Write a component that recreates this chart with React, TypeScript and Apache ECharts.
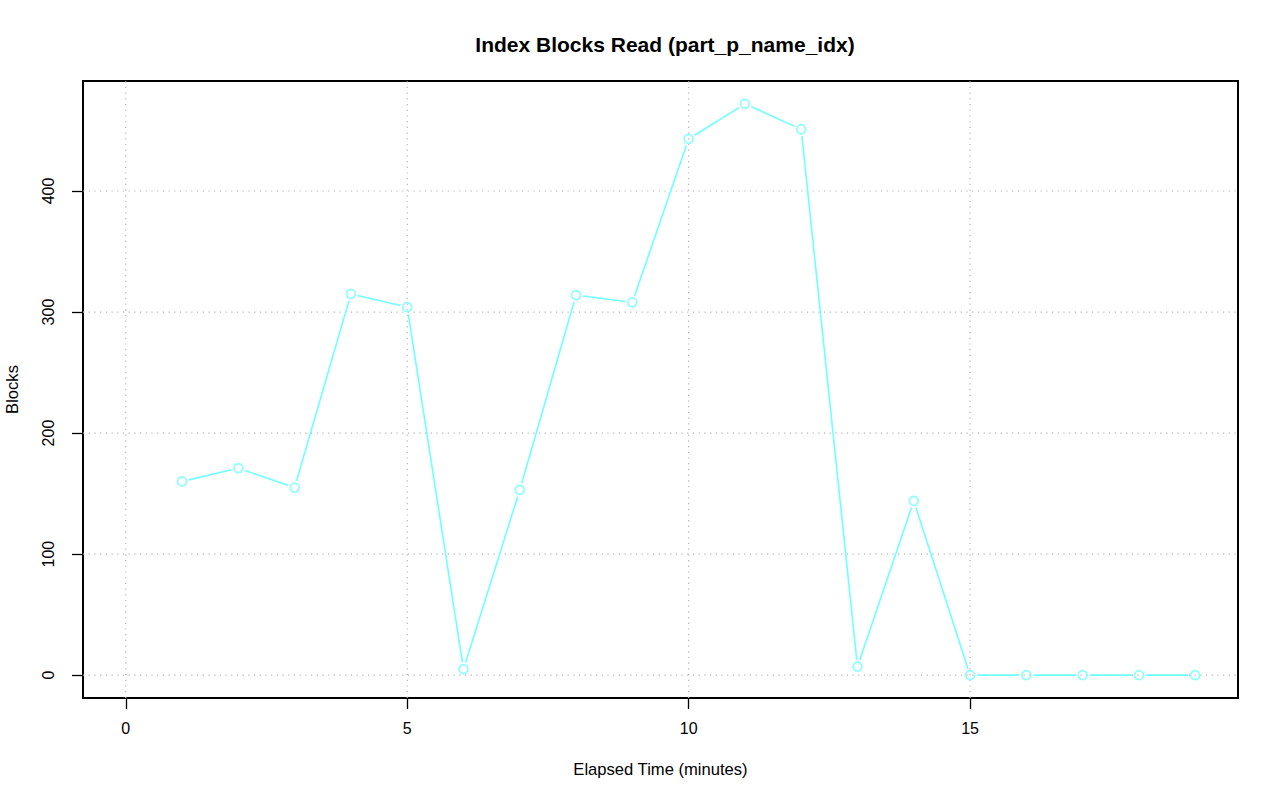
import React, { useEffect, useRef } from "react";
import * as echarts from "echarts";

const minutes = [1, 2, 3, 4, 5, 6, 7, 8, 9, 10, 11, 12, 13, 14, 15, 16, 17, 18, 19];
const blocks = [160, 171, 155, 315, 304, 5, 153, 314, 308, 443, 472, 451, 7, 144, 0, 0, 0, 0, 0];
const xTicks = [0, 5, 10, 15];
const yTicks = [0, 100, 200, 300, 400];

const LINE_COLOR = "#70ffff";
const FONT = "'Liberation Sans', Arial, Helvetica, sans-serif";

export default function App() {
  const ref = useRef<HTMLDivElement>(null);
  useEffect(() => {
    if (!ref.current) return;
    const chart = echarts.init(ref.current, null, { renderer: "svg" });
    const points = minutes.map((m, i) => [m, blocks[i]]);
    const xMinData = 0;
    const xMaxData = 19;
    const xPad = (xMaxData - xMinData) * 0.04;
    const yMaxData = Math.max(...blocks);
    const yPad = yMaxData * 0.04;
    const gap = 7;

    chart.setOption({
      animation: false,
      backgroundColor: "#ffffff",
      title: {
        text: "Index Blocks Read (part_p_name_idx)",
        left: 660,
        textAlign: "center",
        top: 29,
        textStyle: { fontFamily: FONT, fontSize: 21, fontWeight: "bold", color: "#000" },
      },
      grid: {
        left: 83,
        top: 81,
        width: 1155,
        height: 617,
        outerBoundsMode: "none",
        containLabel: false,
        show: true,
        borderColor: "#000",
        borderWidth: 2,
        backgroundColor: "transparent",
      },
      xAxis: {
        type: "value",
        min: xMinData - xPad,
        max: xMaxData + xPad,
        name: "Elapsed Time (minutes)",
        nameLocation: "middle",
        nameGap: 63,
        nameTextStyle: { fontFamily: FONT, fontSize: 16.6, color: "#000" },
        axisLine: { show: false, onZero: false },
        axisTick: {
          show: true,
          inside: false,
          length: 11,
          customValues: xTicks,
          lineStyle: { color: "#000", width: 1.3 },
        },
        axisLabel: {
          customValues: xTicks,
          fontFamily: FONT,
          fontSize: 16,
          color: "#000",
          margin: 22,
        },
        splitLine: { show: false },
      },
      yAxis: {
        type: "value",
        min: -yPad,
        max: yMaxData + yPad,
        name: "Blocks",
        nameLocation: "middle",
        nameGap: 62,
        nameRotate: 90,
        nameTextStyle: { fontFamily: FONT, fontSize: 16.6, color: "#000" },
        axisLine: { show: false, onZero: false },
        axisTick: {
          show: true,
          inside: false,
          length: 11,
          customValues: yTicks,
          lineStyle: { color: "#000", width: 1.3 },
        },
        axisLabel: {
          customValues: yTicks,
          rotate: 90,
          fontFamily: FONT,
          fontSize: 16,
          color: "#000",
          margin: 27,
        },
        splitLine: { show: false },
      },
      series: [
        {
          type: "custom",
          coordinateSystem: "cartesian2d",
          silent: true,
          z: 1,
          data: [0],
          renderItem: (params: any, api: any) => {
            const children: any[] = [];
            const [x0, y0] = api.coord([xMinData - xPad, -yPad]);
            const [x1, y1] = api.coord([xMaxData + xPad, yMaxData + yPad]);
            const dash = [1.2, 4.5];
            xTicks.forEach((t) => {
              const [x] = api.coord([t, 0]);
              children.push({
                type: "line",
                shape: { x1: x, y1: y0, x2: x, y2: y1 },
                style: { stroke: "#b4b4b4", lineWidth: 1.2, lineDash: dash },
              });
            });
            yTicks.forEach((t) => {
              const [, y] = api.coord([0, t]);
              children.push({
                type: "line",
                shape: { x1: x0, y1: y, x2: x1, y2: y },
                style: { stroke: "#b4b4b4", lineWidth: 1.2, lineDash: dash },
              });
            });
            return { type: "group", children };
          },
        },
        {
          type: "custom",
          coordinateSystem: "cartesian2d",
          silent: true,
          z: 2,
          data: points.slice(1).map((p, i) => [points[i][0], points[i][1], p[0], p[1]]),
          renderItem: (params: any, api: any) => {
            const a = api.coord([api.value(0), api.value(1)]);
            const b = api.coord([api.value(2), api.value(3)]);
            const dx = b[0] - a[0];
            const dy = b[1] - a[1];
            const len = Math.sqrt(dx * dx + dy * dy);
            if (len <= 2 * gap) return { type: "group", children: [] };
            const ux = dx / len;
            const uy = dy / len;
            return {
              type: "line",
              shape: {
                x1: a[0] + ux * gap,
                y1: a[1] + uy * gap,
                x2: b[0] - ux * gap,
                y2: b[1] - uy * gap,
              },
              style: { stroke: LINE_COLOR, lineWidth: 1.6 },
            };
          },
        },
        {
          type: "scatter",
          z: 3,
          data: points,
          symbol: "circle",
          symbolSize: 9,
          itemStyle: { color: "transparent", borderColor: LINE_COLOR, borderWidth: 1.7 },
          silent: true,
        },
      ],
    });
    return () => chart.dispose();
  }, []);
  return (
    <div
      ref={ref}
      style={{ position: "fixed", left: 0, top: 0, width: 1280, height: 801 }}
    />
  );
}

**WHAT IS BEING ASKED**
Copy nothing but the lines from the first one in the listing through the line with "import * as", and omit the pictures.

**OUTPUT OF THE EXERCISE**
Write a component that recreates this chart with React, TypeScript and Apache ECharts.
import React, { useEffect, useRef } from "react";
import * as echarts from "echarts";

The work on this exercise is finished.